Dive Brief:
- Shelby County Schools, Tennessee's largest district, is hiring 30 security officers in the wake of the Parkland, Fla., school shooting, for a total of 128 throughout its more than 150 campuses. For the first time, elementary schools in the district will have them. The placement of the officers will depend on the rate of incidents in a particular neighborhood and school, Chalkbeat reports.
- The addition of the officers, though, presents a sticky situation. The Tennessee Education Commissioner recently stated that school staff members are not obliged to release information on any student's immigration status. But outside contractors — as security officers who are employees of local law enforcement agencies would be — are not beholden to district policy.
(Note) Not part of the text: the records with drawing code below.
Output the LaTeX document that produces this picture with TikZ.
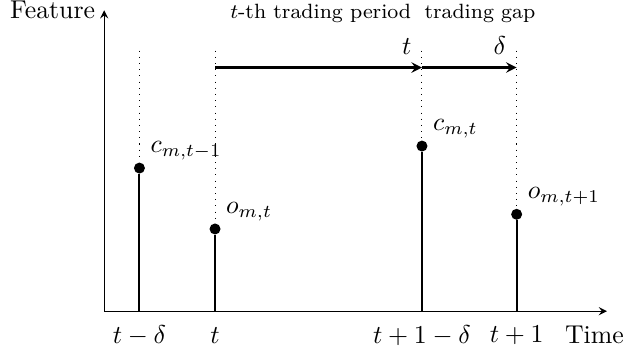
\documentclass[tikz,border=0pt]{standalone}
\usepackage{amsmath}
\usepackage{tikz}
\usetikzlibrary{arrows,positioning}

\begin{document}
\begin{tikzpicture}[>=stealth,
  stem/.style={thick},
  guide/.style={dotted},
  arr/.style={->, thick},
  pt/.style={circle, fill, inner sep=0pt, minimum size=0.15cm},
  lbl/.style={font=\footnotesize}]
\useasboundingbox (-1.42,-0.54) rectangle (7.11,4.24);

% Axes
\coordinate (o) at (0,0);
\coordinate (xend) at (6.85,0);
\coordinate (yend) at (0,4.10);
\draw[->] (o) -- (xend);
\draw[->] (o) -- (yend);
\node[left] (feat) at (yend) {Feature};
\node (time) at (6.68,-0.33) {Time};

% Ticks on the time axis
\coordinate (a0) at (0.48,0);
\coordinate (b0) at (1.51,0);
\coordinate (c0) at (4.33,0);
\coordinate (d0) at (5.62,0);
\node (ta) at (0.48,-0.33) {$t-\delta$};
\node (tb) at (1.51,-0.33) {$t$};
\node (tc) at (4.33,-0.33) {$t+1-\delta$};
\node (td) at (5.62,-0.33) {$t+1$};

% Tops of the dotted guides
\coordinate (a1) at (0.48,3.55);
\coordinate (b1) at (1.51,3.55);
\coordinate (c1) at (4.33,3.55);
\coordinate (d1) at (5.62,3.55);

% Prices
\node[pt] (ca) at (0.48,1.95) {};
\node[pt] (ob) at (1.51,1.12) {};
\node[pt] (cc) at (4.33,2.25) {};
\node[pt] (od) at (5.62,1.32) {};
\node[above right=-0.07cm and -0.03cm of ca] (caL) {$c_{m,t-1}$};
\node[above right=-0.07cm and -0.03cm of ob] (obL) {$o_{m,t}$};
\node[above right=-0.07cm and -0.03cm of cc] (ccL) {$c_{m,t}$};
\node[above right=-0.07cm and -0.03cm of od] (odL) {$o_{m,t+1}$};

\draw[stem] (a0) -- (ca);
\draw[stem] (b0) -- (ob);
\draw[stem] (c0) -- (cc);
\draw[stem] (d0) -- (od);
\draw[guide] (a1) -- (ca);
\draw[guide] (b1) -- (ob);
\draw[guide] (c1) -- (cc);
\draw[guide] (d1) -- (od);

% Periods
\coordinate (pb) at (1.51,3.32);
\coordinate (pc) at (4.33,3.32);
\coordinate (pd) at (5.62,3.32);
\draw[arr] (pb) -- (pc);
\draw[arr] (pc) -- (pd);
\node[above left=0.05cm and 0.02cm of pc] (tL) {$t$};
\node[above left=0.05cm and 0.02cm of pd] (dL) {$\delta$};
\node[lbl] (per) at (2.95,4.05) {$t$-th trading period};
\node[lbl] (gap) at (5.12,4.05) {trading gap};
\end{tikzpicture}
\end{document}
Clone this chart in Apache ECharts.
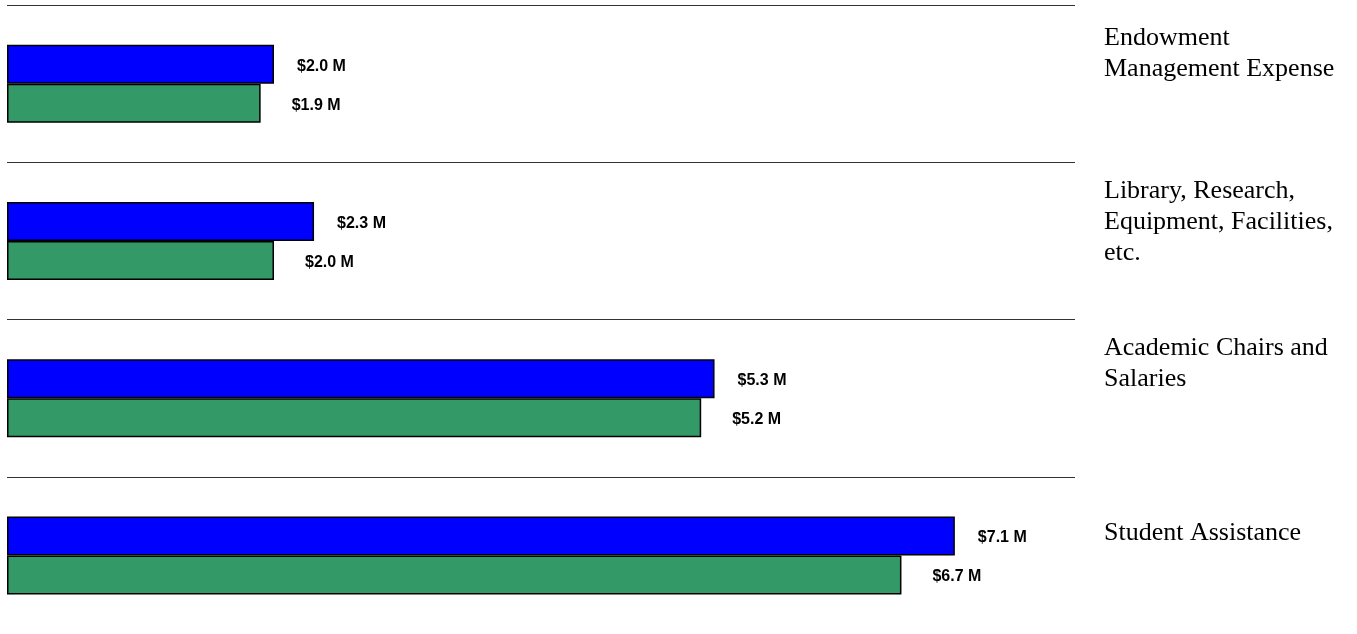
<!DOCTYPE html>
<html>
<head>
<meta charset="utf-8">
<script src="https://cdn.jsdelivr.net/npm/echarts@6/dist/echarts.min.js"></script>
<style>
  html, body { margin: 0; padding: 0; background: #fff; }
  #chart { width: 1357px; height: 634px; }
</style>
</head>
<body>
<div id="chart"></div>
<script>
const categories = [
  'Endowment\nManagement Expense',
  'Library, Research,\nEquipment, Facilities,\netc.',
  'Academic Chairs and\nSalaries',
  'Student Assistance'
];
const seriesBlue = [2.0, 2.3, 5.3, 7.1];
const seriesGreen = [1.9, 2.0, 5.2, 6.7];

// per-category label vertical nudge (style only): height of a trailing spacer line
const labelSpacer = [59, 38, 69, 44];

const chart = echarts.init(document.getElementById('chart'), null, { renderer: 'canvas' });

const fmt = p => '$' + Number(p.value).toFixed(1) + ' M';

const rich = {
  t: {
    fontFamily: '"Liberation Serif", "Times New Roman", serif',
    fontSize: 26, lineHeight: 31, color: '#000'
  }
};
labelSpacer.forEach((h, i) => {
  rich['s' + i] = { fontSize: 2, lineHeight: h, height: h };
});

chart.setOption({
  animation: false,
  backgroundColor: '#ffffff',
  grid: { left: 7, right: 282, top: 5, height: 632, containLabel: false },
  xAxis: {
    type: 'value', min: 0, max: 8, show: false
  },
  yAxis: {
    type: 'category',
    inverse: true,
    position: 'right',
    data: categories,
    axisLine: { show: false },
    axisTick: { show: false },
    splitLine: { show: true, interval: 0, lineStyle: { color: '#333', width: 1 } },
    axisLabel: {
      show: true, interval: 0, margin: 29, align: 'left', verticalAlign: 'middle',
      formatter: (value, index) =>
        value.split('\n').map(l => '{t|' + l + '}').join('\n') + '\n{s' + index + '| }',
      rich: rich
    }
  },
  series: [
    {
      name: 'Blue', type: 'bar', data: seriesBlue,
      barWidth: 39, barGap: '0%',
      itemStyle: { color: '#0000ff', borderColor: '#000', borderWidth: 1.5 },
      label: {
        show: true, position: 'right', distance: 23, offset: [0, 2], formatter: fmt,
        fontFamily: '"Liberation Sans", Arial, sans-serif', fontWeight: 'bold',
        fontSize: 16, color: '#000'
      }
    },
    {
      name: 'Green', type: 'bar', data: seriesGreen,
      barWidth: 39, barGap: '0%',
      itemStyle: { color: '#339966', borderColor: '#000', borderWidth: 1.5 },
      label: {
        show: true, position: 'right', distance: 31, offset: [0, 2], formatter: fmt,
        fontFamily: '"Liberation Sans", Arial, sans-serif', fontWeight: 'bold',
        fontSize: 16, color: '#000'
      }
    }
  ]
});
</script>
</body>
</html>
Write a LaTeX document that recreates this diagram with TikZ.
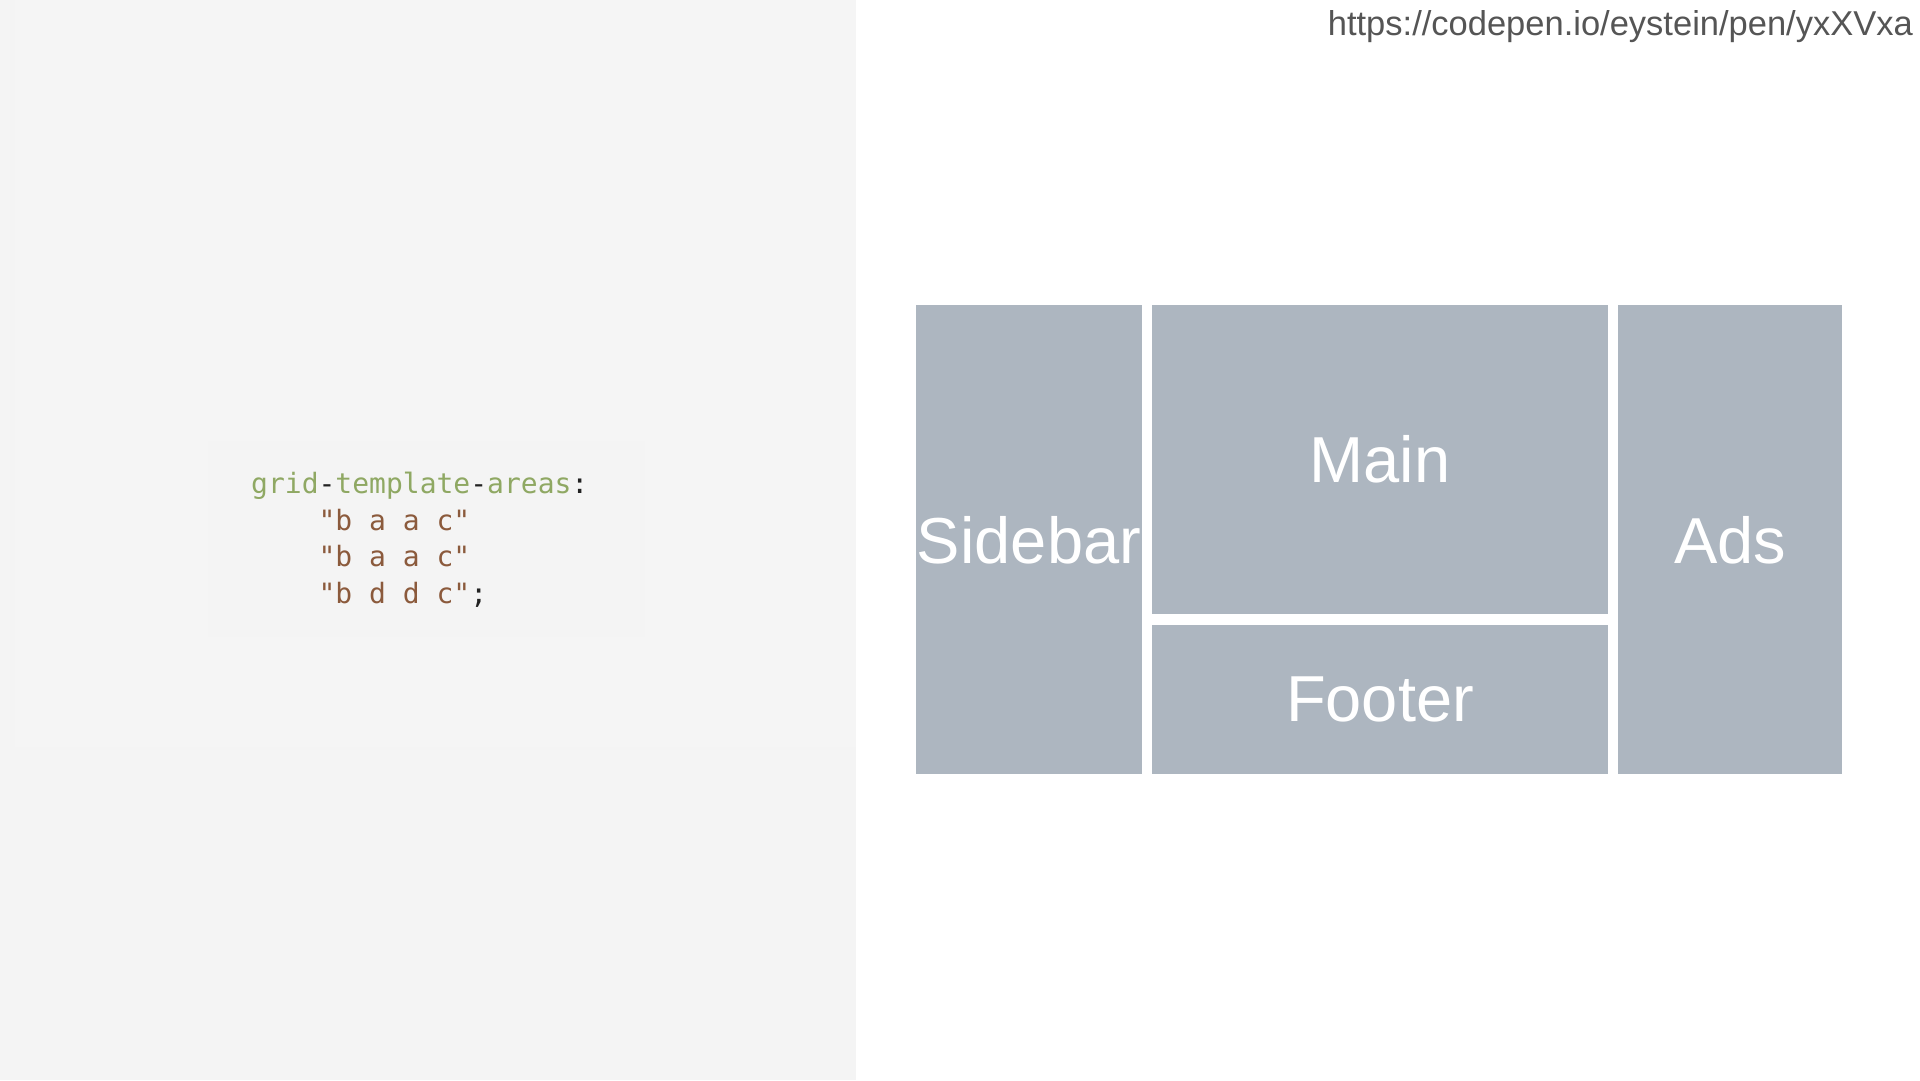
\documentclass[tikz,border=0pt]{standalone}
\usepackage{fontspec}
\setmainfont{Liberation Sans}
\newfontfamily\codefont{DejaVu Sans Mono}
\definecolor{panelbg}{HTML}{F4F4F4}
\definecolor{panelinner}{HTML}{F5F5F5}
\definecolor{areafill}{HTML}{ADB6C0}
\definecolor{codegreen}{HTML}{8FA863}
\definecolor{codebrown}{HTML}{8B5A3C}
\definecolor{codeblack}{HTML}{222222}
\definecolor{urlgrey}{HTML}{555555}
\begin{document}
\begin{tikzpicture}[x=1pt,y=-1pt,
  area/.style={fill=areafill,draw=none},
  arealabel/.style={text=white,font=\fontsize{65}{78}\selectfont,inner sep=0pt},
  codeline/.style={anchor=base west,inner sep=0pt,font=\codefont\fontsize{28}{33}\selectfont}]
\useasboundingbox (0,0) rectangle (1920,1080);
\fill[white] (0,0) rectangle (1920,1080);
% left panel
\fill[panelbg] (0,0) rectangle (856,1080);
\fill[panelinner] (15,0) rectangle (856,747);
\fill[panelbg] (208,441) rectangle (645,637);
% code
\node[codeline] (l1) at (251,493) {\textcolor{codegreen}{grid}\textcolor{codeblack}{-}\textcolor{codegreen}{template}\textcolor{codeblack}{-}\textcolor{codegreen}{areas}\textcolor{codeblack}{:}};
\node[codeline] (l2) at (318.4,530) {\textcolor{codebrown}{"b a a c"}};
\node[codeline] (l3) at (318.4,566.5) {\textcolor{codebrown}{"b a a c"}};
\node[codeline] (l4) at (318.4,603) {\textcolor{codebrown}{"b d d c"}\textcolor{codeblack}{;}};
% URL
\node[anchor=base east,inner sep=0pt,text=urlgrey,font=\fontsize{34.5}{40}\selectfont] (url) at (1913,35) {https://codepen.io/eystein/pen/yxXVxa};
% grid areas
\fill[area] (916,305) rectangle (1142,774);
\fill[area] (1152,305) rectangle (1608,614);
\fill[area] (1152,625) rectangle (1608,774);
\fill[area] (1618,305) rectangle (1842,774);
\node[arealabel] (sidebar) at (1029,540) {Sidebar};
\node[arealabel] (main) at (1380,459.5) {Main};
\node[arealabel] (footer) at (1380,699.5) {Footer};
\node[arealabel] (ads) at (1730,540) {Ads};
\end{tikzpicture}
\end{document}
- Recent incidents of racial bias and excess force by local officers against students also cast a pall over the impending hirings. Tennessee, meanwhile, is the only state that requires officers assigned to schools to go through special training, according to the article.
Dive Insight:
Implementing a school security policy is a double-edged sword. It has never been more imperative to take effective, swift measures to ensure student safety, but many strategies also have unintended side effects.
Zero-tolerance discipline policies, which mete out serious consequences and often involving police referrals for petty offenses, feed the school-to-prison pipeline, a phenomenon by which (mostly minority) students are funneled into the criminal justice system. They can also feed profits back to privately run prisons, in which nearly 40% of such students in the U.S. wind up. Prison lobbyists thus heavily back legislation and candidates that support zero-tolerance policies.
Experts note that school administrators can interrupt that pipeline by implementing alternatives to such discipline policies, taking a hard look at their district's problems and then pinpointing the underlying attitudes that perpetuate them. Listening to community members and involving them in advocating for new discipline policies are a way that administrators can reverse some of these trends.
Installing security equipment, such as metal detectors and prominent cameras, throughout schools is another initiative intended to reduce violence in schools. That kind of hardware — and, for that matter, armed security guards — may be protecting students physically, but may not doing a lot to bolster their mental well-being. Students report feeling mistrusted, uneasy and just plain unmotivated to learn in an environment that replicates a Transportation Security Administration screening process.
Some schools are addressing those feelings that by relying on more inconspicuous equipment, as well as technology that works to protect the school community behind the scenes. Also proving effective are efforts to break down the "us vs. you" aura of police officers in schools by providing education on social-emotional learning techniques, so that officers can form a bond with the students they're protecting.